Is the SEC baiting the ACC & Big 12 into new College Football Playoff format?

2024 SEC Championship - Georgia v Texas
2024 SEC Championship - Georgia v Texas | Todd Kirkland/GettyImages

On paper, the 5+11 College Football Playoff model sounds fair. Five automatic bids for the power conferences and top Group of Five team, plus 11 at-large spots for the highest-ranked teams? Sounds like a system built for access, right?

Well... maybe not.

Let’s pump the brakes before crowning this the perfect playoff solution. Because if you listen closely—especially to what SEC Commissioner Greg Sankey’s been saying—it’s hard not to wonder if this entire model is just bait. And if the ACC and Big 12 fall for it, it could mean even less access to the Playoff than they had before.

The 5+11 Format Isn’t the Problem—It’s Who Controls It

Big 12 Commissioner Brett Yormark has been one of the loudest voices championing the 5+11 format. He doubled down again this week, saying it's what fans want and that it's about "earning it on the field." Yormark’s pushing for a system where bids aren’t handed out automatically to second-place teams in power conferences, which sounds fair enough.

But here’s the issue: in a 5+11 setup, if the selection committee is stacked with SEC and Big Ten loyalists (as many suspect it would be), those 11 at-large spots won’t feel very “at-large” to fans in the ACC or Big 12. It would just become an excuse to give more Playoff access to the same usual suspects—SEC teams with two losses and Big Ten teams with inflated résumés.

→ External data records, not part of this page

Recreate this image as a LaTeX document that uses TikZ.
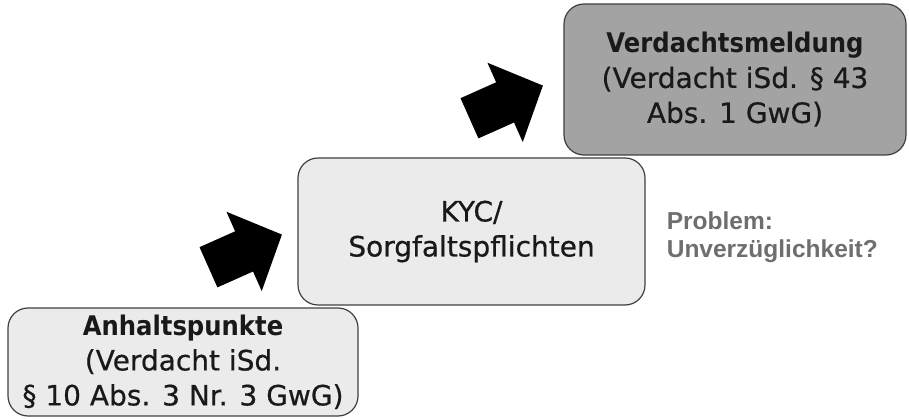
\documentclass[tikz,border=0pt]{standalone}
\usepackage{fontspec}
\setmainfont{DejaVu Sans}[UprightFeatures={FakeBold=0.6},BoldFeatures={FakeStretch=0.9}]
\newfontfamily\notefont{Liberation Sans}
\usetikzlibrary{positioning}
\definecolor{boxlight}{HTML}{EBEBEB}
\definecolor{boxdark}{HTML}{A3A3A3}
\definecolor{boxline}{HTML}{3F3F3F}
\definecolor{notegray}{HTML}{6E6E6E}
\tikzset{
  stage/.style={draw=boxline, line width=1.2pt, rounded corners=20pt,
    align=center, text=black!90, inner sep=0pt,
    font=\fontsize{28}{35}\selectfont},
  blockarrow/.pic={
    \fill (-40,-22) -- (-1,-22) -- (-1,-43.4) -- (40.4,0)
      -- (-1,43.4) -- (-1,22) -- (-40,22) -- cycle;}
}
\newcommand\steptitle[1]{{\fontsize{27}{35}\selectfont\bfseries #1}}
\begin{document}
\begin{tikzpicture}[x=1pt,y=1pt]
\useasboundingbox (0,0) rectangle (909,418);
% the three steps
\node[stage, fill=boxlight, minimum width=350pt, minimum height=108pt] (anhalt) at (183,56)
  {\steptitle{Anhaltspunkte}\\(Verdacht iSd.\\§ 10 Abs. 3 Nr. 3 GwG)};
\node[stage, fill=boxlight, minimum width=347pt, minimum height=147pt] (kyc) at (471.5,186.5)
  {KYC/\\Sorgfaltspflichten};
\node[stage, fill=boxdark, minimum width=342pt, minimum height=151pt] (meldung) at (735,338.5)
  {\steptitle{Verdachtsmeldung}\\(Verdacht iSd. § 43\\Abs. 1 GwG)};
% arrows between the steps
\pic[rotate=24] at (245,167) {blockarrow};
\pic[rotate=24] at (506,316) {blockarrow};
% remark
\node[right=21pt of kyc, yshift=-6pt, align=left, text=notegray, inner sep=0pt,
  font=\notefont\bfseries\fontsize{24.5}{28}\selectfont] (problem)
  {Problem:\\Unverzüglichkeit?};
\end{tikzpicture}
\end{document}
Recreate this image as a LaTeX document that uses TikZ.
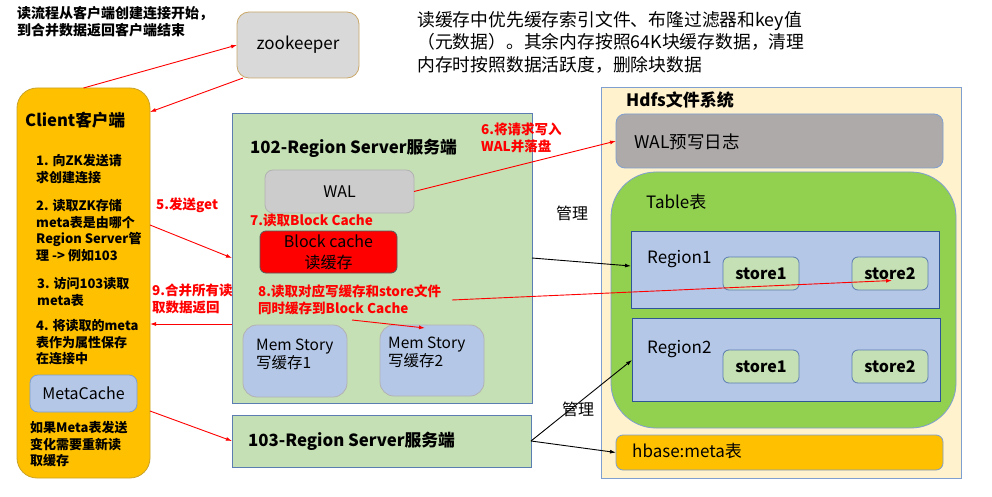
\documentclass[tikz,border=0pt]{standalone}
\usepackage{fontspec}
\setmainfont{Noto Sans CJK SC}
\usetikzlibrary{arrows.meta}

\definecolor{clientorange}{HTML}{FFC000}
\definecolor{clientedge}{HTML}{C9A227}
\definecolor{servergreen}{HTML}{C5E0B4}
\definecolor{serveredge}{HTML}{5B7DB1}
\definecolor{cacheblue}{HTML}{B4C7E7}
\definecolor{regionedge}{HTML}{2F5597}
\definecolor{hdfsyellow}{HTML}{FFF2CC}
\definecolor{hdfsedge}{HTML}{7F9FD0}
\definecolor{tablegreen}{HTML}{92D050}
\definecolor{walgray}{HTML}{AEAAAA}
\definecolor{zkgray}{HTML}{D9D9D9}
\definecolor{zkedge}{HTML}{C9A86A}
\definecolor{readred}{HTML}{FF0000}

\newcommand{\fntitem}{\fontsize{13}{16.7}\selectfont}
\newcommand{\fntred}{\fontsize{13.5}{17}\selectfont\bfseries}
\newcommand{\fntbox}{\fontsize{16}{21}\selectfont}
\newcommand{\fntbig}{\fontsize{17}{21}\selectfont}
\newcommand{\fnthead}{\fontsize{16.8}{20}\selectfont\bfseries}

\tikzset{
  box/.style={anchor=north west, inner sep=0pt, outer sep=0pt, line width=0.8pt},
  txt/.style={anchor=north west, inner sep=0pt, align=left},
  redtxt/.style={txt, text=readred, font=\fntred},
  redarrow/.style={draw=readred, line width=0.9pt, -{Latex[length=6pt,width=4pt]}},
  blackarrow/.style={draw=black, line width=0.9pt, -{Latex[length=6pt,width=4pt]}},
}

\begin{document}
\begin{tikzpicture}[x=1pt, y=-1pt]
    \useasboundingbox (0,0) rectangle (992,497);
    \fill[white] (0,0) rectangle (992,497);

    % client side
    \node[txt, font=\fontsize{14}{17}\selectfont\bfseries] (title) at (17,6) {读流程从客户端创建连接开始，\\到合并数据返回客户端结束};
    \node[box, draw=zkedge, fill=zkgray, rounded corners=12pt, minimum width=122pt, minimum height=66pt, font=\fontsize{17}{20}\selectfont] (zk) at (237,12) {zookeeper};
    \node[box, draw=clientedge, fill=clientorange, rounded corners=20pt, minimum width=133pt, minimum height=390pt] (client) at (17,88) {};
    \node[txt, font=\fontsize{16.6}{20}\selectfont\bfseries] (clienthead) at (25,112) {Client客户端};
    \node[txt, font=\fntitem\bfseries] (step1) at (36,154) {1. 向ZK发送请\\求创建连接};
    \node[txt, font=\fntitem\bfseries] (step2) at (36,199) {2. 读取ZK存储\\meta表是由哪个\\Region Server管\\理 -> 例如103};
    \node[txt, font=\fntitem\bfseries] (step3) at (37,277) {3. 访问103读取\\meta表};
    \node[txt, font=\fntitem\bfseries] (step4) at (36,319) {4. 将读取的meta\\表作为属性保存\\在连接中};
    \node[box, draw=hdfsedge, fill=cacheblue, rounded corners=8pt, minimum width=107pt, minimum height=37pt, font=\fntbox] (metacache) at (30,375) {MetaCache};
    \node[txt, font=\fntitem\bfseries] (reload) at (30,421) {如果Meta表发送\\变化需要重新读\\取缓存};

    % region servers
    \node[box, draw=serveredge, fill=servergreen, minimum width=300pt, minimum height=290pt] (rs102) at (232,113) {};
    \node[txt, font=\fnthead] (rs102head) at (250,139) {102-Region Server服务端};
    \node[box, draw=gray!60, fill=gray!40, rounded corners=8pt, minimum width=149pt, minimum height=43pt, font=\fntbox] (wal) at (265,170) {WAL};
    \node[redtxt] (step7) at (250,214) {7.读取Block Cache};
    \node[box, draw=gray!70!black, fill=readred, rounded corners=6pt, minimum width=137pt, minimum height=42pt, align=center, font=\fntbox] (blockcache) at (260,231) {Block cache\\读缓存};
    \node[redtxt] (step8) at (258,285) {8.读取对应写缓存和store文件\\同时缓存到Block Cache};
    \node[box, draw=gray!60, fill=cacheblue, rounded corners=14pt, minimum width=104pt, minimum height=72pt] (mem1) at (243,325) {};
    \node[txt, font=\fontsize{15.5}{18}\selectfont] (mem1txt) at (256,339) {Mem Story\\写缓存1};
    \node[box, draw=gray!60, fill=cacheblue, rounded corners=14pt, minimum width=104pt, minimum height=71pt] (mem2) at (380,325) {};
    \node[txt, font=\fontsize{15.5}{18}\selectfont] (mem2txt) at (388,337) {Mem Story\\写缓存2};
    \node[box, draw=serveredge, fill=servergreen, minimum width=299pt, minimum height=52pt] (rs103) at (232,415) {};
    \node[txt, font=\fnthead] (rs103head) at (248,432) {103-Region Server服务端};

    % hdfs
    \node[box, draw=hdfsedge, fill=hdfsyellow, minimum width=360pt, minimum height=391pt] (hdfs) at (601,87) {};
    \node[txt, font=\fontsize{17}{20}\selectfont\bfseries] (hdfshead) at (626,92) {Hdfs文件系统};
    \node[box, draw=hdfsedge, fill=walgray, rounded corners=9pt, minimum width=327pt, minimum height=54pt] (hwal) at (616,114) {};
    \node[txt, font=\fontsize{17.5}{21}\selectfont] (hwaltxt) at (634,134) {WAL预写日志};
    \node[box, draw=hdfsedge, fill=tablegreen, rounded corners=45pt, minimum width=345pt, minimum height=256pt] (table) at (611,172) {};
    \node[txt, font=\fntbig] (tabletxt) at (646,194) {Table表};
    \node[box, draw=regionedge, fill=cacheblue, minimum width=308pt, minimum height=77pt] (region1) at (631,231) {};
    \node[txt, font=\fntbig] (region1txt) at (647,250) {Region1};
    \node[box, draw=serveredge, fill=servergreen, rounded corners=6pt, minimum width=76pt, minimum height=33pt, font=\fntbox\bfseries] (store11) at (723,257) {store1};
    \node[box, draw=serveredge, fill=servergreen, rounded corners=6pt, minimum width=76pt, minimum height=33pt, font=\fntbox\bfseries] (store12) at (852,257) {store2};
    \node[box, draw=regionedge, fill=cacheblue, minimum width=308pt, minimum height=83pt] (region2) at (632,318) {};
    \node[txt, font=\fntbig] (region2txt) at (647,340) {Region2};
    \node[box, draw=serveredge, fill=servergreen, rounded corners=6pt, minimum width=76pt, minimum height=33pt, font=\fntbox\bfseries] (store21) at (723,350) {store1};
    \node[box, draw=serveredge, fill=servergreen, rounded corners=6pt, minimum width=76pt, minimum height=33pt, font=\fntbox\bfseries] (store22) at (852,350) {store2};
    \node[box, draw=hdfsedge, fill=clientorange, rounded corners=7pt, minimum width=327pt, minimum height=35pt] (hmeta) at (616,435) {};
    \node[txt, font=\fntbig] (hmetatxt) at (632,443) {hbase:meta表};

    % notes
    \node[txt, font=\fontsize{17.8}{22.5}\selectfont] (note) at (417,11) {读缓存中优先缓存索引文件、布隆过滤器和key值\\（元数据）。其余内存按照64K块缓存数据，清理\\内存时按照数据活跃度，删除块数据};
    \node[redtxt] (step5) at (156,198) {5.发送get};
    \node[redtxt] (step9) at (152,284) {9.合并所有读\\取数据返回};
    \node[redtxt] (step6) at (481,123) {6.将请求写入\\WAL并落盘};
    \node[txt, font=\fntbox] (manage1) at (556,206) {管理};
    \node[txt, font=\fntbox] (manage2) at (562,402) {管理};

    % connectors
    \coordinate (readstart) at (452,300);
    \coordinate (copystart) at (352,320);
    \draw[redarrow] (client.north) -- (zk.west);
    \draw[redarrow] ([xshift=6pt]zk.south west) -- (client.east |- 0,112);
    \draw[redarrow] (client.east |- 0,225) -- (rs102.west |- 0,258);
    \draw[redarrow] (rs102.west |- 0,324) -- (client.east |- 0,324);
    \draw[redarrow] (client.east |- 0,411) -- (rs103.west);
    \draw[redarrow] (wal.east) -- (hwal.west);
    \draw[blackarrow] (rs102.east |- 0,258) -- (region1.west |- 0,266);
    \draw[redarrow] (readstart) -- ([xshift=2pt,yshift=-7pt]store12.center);
    \draw[redarrow] (copystart) -- ([xshift=-7pt,yshift=-3pt]mem2.north);
    \draw[blackarrow] (rs103.east) -- (region2.west |- 0,360);
    \draw[blackarrow] (rs103.east) -- (hmeta.west);
\end{tikzpicture}
\end{document}
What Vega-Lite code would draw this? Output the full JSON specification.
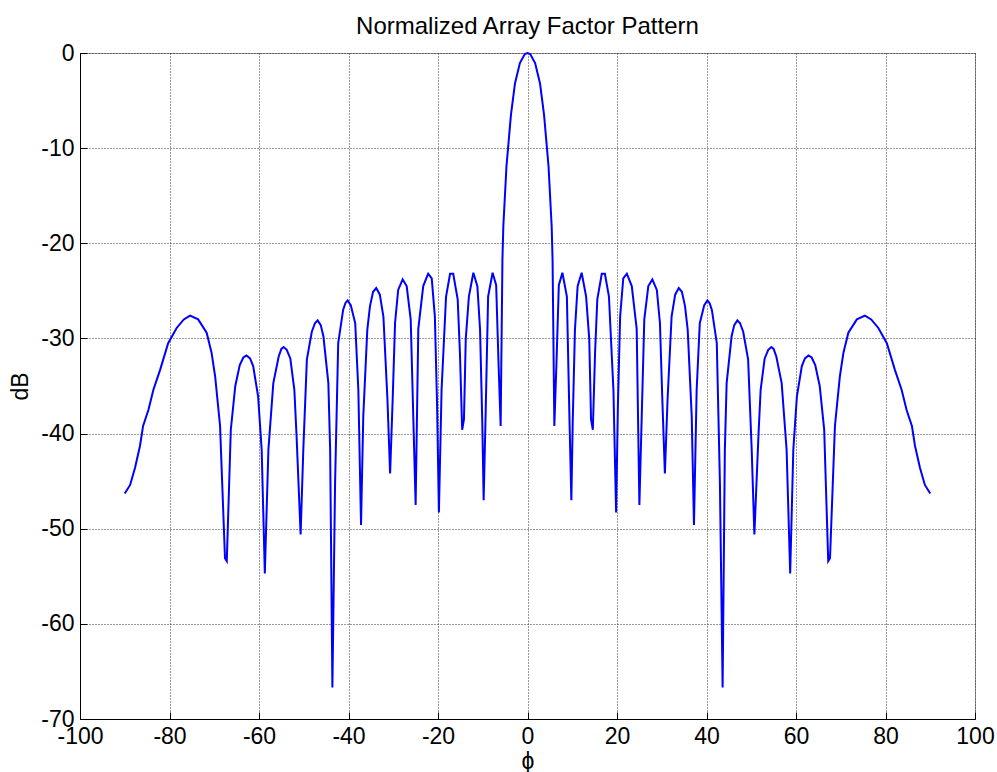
{
  "$schema": "https://vega.github.io/schema/vega-lite/v6.json",
  "width": 895,
  "height": 666,
  "autosize": {"type": "none"},
  "padding": {"left": 80, "top": 53, "right": 22, "bottom": 53},
  "background": "white",
  "title": {"text": "Normalized Array Factor Pattern", "font": "Liberation Sans", "fontSize": 24, "fontWeight": "normal", "color": "#000", "offset": 3, "anchor": "middle"},
  "config": {
    "view": {"stroke": "#999", "strokeWidth": 1},
    "axis": {
      "labelFont": "Liberation Sans", "labelFontSize": 23, "labelColor": "#000",
      "titleFont": "Liberation Sans", "titleFontSize": 23, "titleFontWeight": "normal", "titleColor": "#000",
      "grid": true, "gridColor": "#333", "gridDash": [1, 2], "gridWidth": 1, "gridOpacity": 1,
      "domainColor": "#000", "tickColor": "#000", "tickSize": -7, "labelPadding": 13,
      "labelFlush": false, "labelOverlap": false,
      "labelExpr": "datum.value + ''"
    }
  },
  "data": {"values": [
    {"phi": -90, "dB": -46.3}, {"phi": -88.8, "dB": -45.4}, {"phi": -87.7, "dB": -43.6}, {"phi": -86.6, "dB": -41.3},
    {"phi": -85.9, "dB": -39.2}, {"phi": -84.7, "dB": -37.5}, {"phi": -83.6, "dB": -35.4}, {"phi": -82.1, "dB": -33.3},
    {"phi": -80.3, "dB": -30.5}, {"phi": -78.4, "dB": -28.9}, {"phi": -76.8, "dB": -28.0}, {"phi": -75.4, "dB": -27.6},
    {"phi": -73.6, "dB": -28.0}, {"phi": -71.7, "dB": -29.4}, {"phi": -70.6, "dB": -31.5}, {"phi": -69.8, "dB": -34.0},
    {"phi": -68.7, "dB": -39.2}, {"phi": -67.6, "dB": -53.1}, {"phi": -67.2, "dB": -53.4}, {"phi": -66.3, "dB": -39.6},
    {"phi": -65.3, "dB": -35.0}, {"phi": -64.3, "dB": -32.8}, {"phi": -63.5, "dB": -32.0}, {"phi": -62.8, "dB": -31.8}, {"phi": -62.0, "dB": -32.1}, {"phi": -61.3, "dB": -32.9},
    {"phi": -60.2, "dB": -36.1}, {"phi": -59.4, "dB": -41.7}, {"phi": -58.7, "dB": -54.7}, {"phi": -57.9, "dB": -41.7},
    {"phi": -56.8, "dB": -34.7}, {"phi": -55.6, "dB": -31.9}, {"phi": -55.0, "dB": -31.1}, {"phi": -54.5, "dB": -30.9}, {"phi": -53.8, "dB": -31.2}, {"phi": -53.0, "dB": -32.1},
    {"phi": -52.1, "dB": -35.4}, {"phi": -51.6, "dB": -40.3}, {"phi": -50.7, "dB": -50.6}, {"phi": -50.1, "dB": -41.7},
    {"phi": -49.3, "dB": -32.2}, {"phi": -48.2, "dB": -29.3}, {"phi": -47.5, "dB": -28.4}, {"phi": -46.9, "dB": -28.1}, {"phi": -46.2, "dB": -28.6}, {"phi": -45.6, "dB": -29.8},
    {"phi": -44.5, "dB": -34.7}, {"phi": -44.1, "dB": -41.7}, {"phi": -43.6, "dB": -66.7}, {"phi": -43.0, "dB": -45.2},
    {"phi": -42.3, "dB": -30.5}, {"phi": -41.2, "dB": -27.0}, {"phi": -40.7, "dB": -26.3}, {"phi": -40.2, "dB": -26.0}, {"phi": -39.5, "dB": -26.5}, {"phi": -38.5, "dB": -28.4},
    {"phi": -37.8, "dB": -35.4}, {"phi": -37.2, "dB": -49.6}, {"phi": -36.7, "dB": -38.2}, {"phi": -35.8, "dB": -29.1},
    {"phi": -35.2, "dB": -26.6}, {"phi": -34.5, "dB": -25.1}, {"phi": -33.8, "dB": -24.7}, {"phi": -33.0, "dB": -25.4}, {"phi": -32.2, "dB": -27.7}, {"phi": -31.3, "dB": -36.4},
    {"phi": -30.7, "dB": -44.2}, {"phi": -30.1, "dB": -36.0}, {"phi": -29.6, "dB": -28.4}, {"phi": -28.9, "dB": -24.9},
    {"phi": -27.9, "dB": -23.8}, {"phi": -27.0, "dB": -24.5}, {"phi": -26.1, "dB": -28.0}, {"phi": -25.0, "dB": -47.5},
    {"phi": -24.4, "dB": -29.0}, {"phi": -23.3, "dB": -24.5}, {"phi": -22.2, "dB": -23.2}, {"phi": -21.4, "dB": -23.7},
    {"phi": -20.7, "dB": -27.7}, {"phi": -20.2, "dB": -37.1}, {"phi": -19.8, "dB": -48.3}, {"phi": -19.2, "dB": -35.4},
    {"phi": -18.2, "dB": -25.6}, {"phi": -17.3, "dB": -23.2}, {"phi": -16.6, "dB": -23.2}, {"phi": -15.6, "dB": -25.9},
    {"phi": -15.1, "dB": -31.5}, {"phi": -14.6, "dB": -39.6}, {"phi": -14.2, "dB": -38.5}, {"phi": -13.8, "dB": -30.1},
    {"phi": -13.1, "dB": -25.6}, {"phi": -12.1, "dB": -23.1}, {"phi": -11.2, "dB": -24.5}, {"phi": -10.6, "dB": -29.1},
    {"phi": -10.1, "dB": -38.9}, {"phi": -9.8, "dB": -47.0}, {"phi": -9.4, "dB": -38.9}, {"phi": -8.8, "dB": -25.6},
    {"phi": -7.8, "dB": -23.1}, {"phi": -7.0, "dB": -24.4}, {"phi": -6.5, "dB": -32.2}, {"phi": -6.0, "dB": -39.2},
    {"phi": -5.6, "dB": -21.7}, {"phi": -5.4, "dB": -18.2}, {"phi": -4.7, "dB": -11.9}, {"phi": -3.7, "dB": -6.5},
    {"phi": -2.8, "dB": -3.2}, {"phi": -1.7, "dB": -1.05}, {"phi": -0.6, "dB": -0.1}, {"phi": 0, "dB": 0},
    {"phi": 0.6, "dB": -0.1}, {"phi": 1.7, "dB": -1.05}, {"phi": 2.8, "dB": -3.2}, {"phi": 3.7, "dB": -6.5},
    {"phi": 4.7, "dB": -11.9}, {"phi": 5.4, "dB": -18.2}, {"phi": 5.6, "dB": -21.7}, {"phi": 6.0, "dB": -39.2},
    {"phi": 6.5, "dB": -32.2}, {"phi": 7.0, "dB": -24.4}, {"phi": 7.8, "dB": -23.1}, {"phi": 8.8, "dB": -25.6},
    {"phi": 9.4, "dB": -38.9}, {"phi": 9.8, "dB": -47.0}, {"phi": 10.1, "dB": -38.9}, {"phi": 10.6, "dB": -29.1},
    {"phi": 11.2, "dB": -24.5}, {"phi": 12.1, "dB": -23.1}, {"phi": 13.1, "dB": -25.6}, {"phi": 13.8, "dB": -30.1},
    {"phi": 14.2, "dB": -38.5}, {"phi": 14.6, "dB": -39.6}, {"phi": 15.1, "dB": -31.5}, {"phi": 15.6, "dB": -25.9},
    {"phi": 16.6, "dB": -23.2}, {"phi": 17.3, "dB": -23.2}, {"phi": 18.2, "dB": -25.6}, {"phi": 19.2, "dB": -35.4},
    {"phi": 19.8, "dB": -48.3}, {"phi": 20.2, "dB": -37.1}, {"phi": 20.7, "dB": -27.7}, {"phi": 21.4, "dB": -23.7},
    {"phi": 22.2, "dB": -23.2}, {"phi": 23.3, "dB": -24.5}, {"phi": 24.4, "dB": -29.0}, {"phi": 25.0, "dB": -47.5},
    {"phi": 26.1, "dB": -28.0}, {"phi": 27.0, "dB": -24.5}, {"phi": 27.9, "dB": -23.8}, {"phi": 28.9, "dB": -24.9},
    {"phi": 29.6, "dB": -28.4}, {"phi": 30.1, "dB": -36.0}, {"phi": 30.7, "dB": -44.2}, {"phi": 31.3, "dB": -36.4},
    {"phi": 32.2, "dB": -27.7}, {"phi": 33.0, "dB": -25.4}, {"phi": 33.8, "dB": -24.7}, {"phi": 34.5, "dB": -25.1}, {"phi": 35.2, "dB": -26.6}, {"phi": 35.8, "dB": -29.1},
    {"phi": 36.7, "dB": -38.2}, {"phi": 37.2, "dB": -49.6}, {"phi": 37.8, "dB": -35.4}, {"phi": 38.5, "dB": -28.4},
    {"phi": 39.5, "dB": -26.5}, {"phi": 40.2, "dB": -26.0}, {"phi": 40.7, "dB": -26.3}, {"phi": 41.2, "dB": -27.0}, {"phi": 42.3, "dB": -30.5}, {"phi": 43.0, "dB": -45.2},
    {"phi": 43.6, "dB": -66.7}, {"phi": 44.1, "dB": -41.7}, {"phi": 44.5, "dB": -34.7}, {"phi": 45.6, "dB": -29.8},
    {"phi": 46.2, "dB": -28.6}, {"phi": 46.9, "dB": -28.1}, {"phi": 47.5, "dB": -28.4}, {"phi": 48.2, "dB": -29.3}, {"phi": 49.3, "dB": -32.2}, {"phi": 50.1, "dB": -41.7},
    {"phi": 50.7, "dB": -50.6}, {"phi": 51.6, "dB": -40.3}, {"phi": 52.1, "dB": -35.4}, {"phi": 53.0, "dB": -32.1},
    {"phi": 53.8, "dB": -31.2}, {"phi": 54.5, "dB": -30.9}, {"phi": 55.0, "dB": -31.1}, {"phi": 55.6, "dB": -31.9}, {"phi": 56.8, "dB": -34.7}, {"phi": 57.9, "dB": -41.7},
    {"phi": 58.7, "dB": -54.7}, {"phi": 59.4, "dB": -41.7}, {"phi": 60.2, "dB": -36.1}, {"phi": 61.3, "dB": -32.9},
    {"phi": 62.0, "dB": -32.1}, {"phi": 62.8, "dB": -31.8}, {"phi": 63.5, "dB": -32.0}, {"phi": 64.3, "dB": -32.8}, {"phi": 65.3, "dB": -35.0}, {"phi": 66.3, "dB": -39.6},
    {"phi": 67.2, "dB": -53.4}, {"phi": 67.6, "dB": -53.1}, {"phi": 68.7, "dB": -39.2}, {"phi": 69.8, "dB": -34.0},
    {"phi": 70.6, "dB": -31.5}, {"phi": 71.7, "dB": -29.4}, {"phi": 73.6, "dB": -28.0}, {"phi": 75.4, "dB": -27.6},
    {"phi": 76.8, "dB": -28.0}, {"phi": 78.4, "dB": -28.9}, {"phi": 80.3, "dB": -30.5}, {"phi": 82.1, "dB": -33.3},
    {"phi": 83.6, "dB": -35.4}, {"phi": 84.7, "dB": -37.5}, {"phi": 85.9, "dB": -39.2}, {"phi": 86.6, "dB": -41.3},
    {"phi": 87.7, "dB": -43.6}, {"phi": 88.8, "dB": -45.4}, {"phi": 90, "dB": -46.3}
  ]},
  "mark": {"type": "line", "color": "#0000ff", "strokeWidth": 2, "interpolate": "linear"},
  "encoding": {
    "x": {"field": "phi", "type": "quantitative", "title": "ϕ",
      "scale": {"domain": [-100, 100], "nice": false},
      "axis": {"values": [-100, -80, -60, -40, -20, 0, 20, 40, 60, 80, 100], "titlePadding": 2}},
    "y": {"field": "dB", "type": "quantitative", "title": "dB",
      "scale": {"domain": [-70, 0], "nice": false},
      "axis": {"values": [-70, -60, -50, -40, -30, -20, -10, 0], "titlePadding": 8}}
  }
}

So while the model looks good on paper, who’s sitting in that room making decisions is everything. If it’s full of people who believe the SEC is in a “different stratosphere,” to quote Sankey, then it’s not really a Playoff—it’s just an invitational with extra steps.

Sankey’s Playing the Long Game

Let’s not pretend Greg Sankey isn’t a master chess player here. He’s already laying the groundwork, calling the SEC schedule a gauntlet unlike anything else in college football. It’s a strategy: he’s positioning the SEC as the conference that deserves more spots, no matter what the record says.

If the SEC goes 9-3 with four teams, but all four losses come within the conference, Sankey wants the committee to say, “Well, it’s the SEC—they’re better than a 12-1 ACC champ" when it comes to seeding. He also wants them to be selected over a 10-2 ACC or Big 12 team that finished second or third in their conference. And unfortunately, that logic could fly under this new format if it lacks guardrails.

That’s why Sankey’s sudden interest in 5+11 should raise some eyebrows. This is the same league that wanted more automatic qualifiers before. Now that they realize they can flood the at-large field without them? Of course they’re pivoting.

Less Access, Not More

Let’s be honest: under the other proposed model, the ACC and Big 12 were guaranteed a seat at the table. That might not be the case anymore. If the committee is SEC/Big Ten-heavy and there’s no protection for the ACC and Big 12, then those leagues will find themselves on the bubble—every single year.

Instead of having two automatic qualifiers, like in the 4-4-2-2-1 proposal, they’d be scrapping for at-large bids while the SEC and Big Ten cash in on multiple playoff checks.

Sure, Yormark says this isn’t an invitational. But if your Playoff model is built on the subjective opinion of a small room of people who think certain conferences “just play a different game,” then it’s hard to argue this is true equity.

Be Careful What You Agree To

The ACC and Big 12 have to be extremely cautious here. Because while 5+11 might sell as the fair and modern solution, it could actually put them in a worse spot long-term. Sankey isn’t pushing this because it hurts the SEC. He’s pushing it because it ensures the SEC keeps control of the postseason narrative, with or without automatic bids.

If the ACC and Big 12 hand over that kind of power without securing fair representation on the selection committee, they’ll be playing someone else’s game with someone else’s rules, which honestly, they already are doing.

And that’s not a Playoff. That’s a power grab.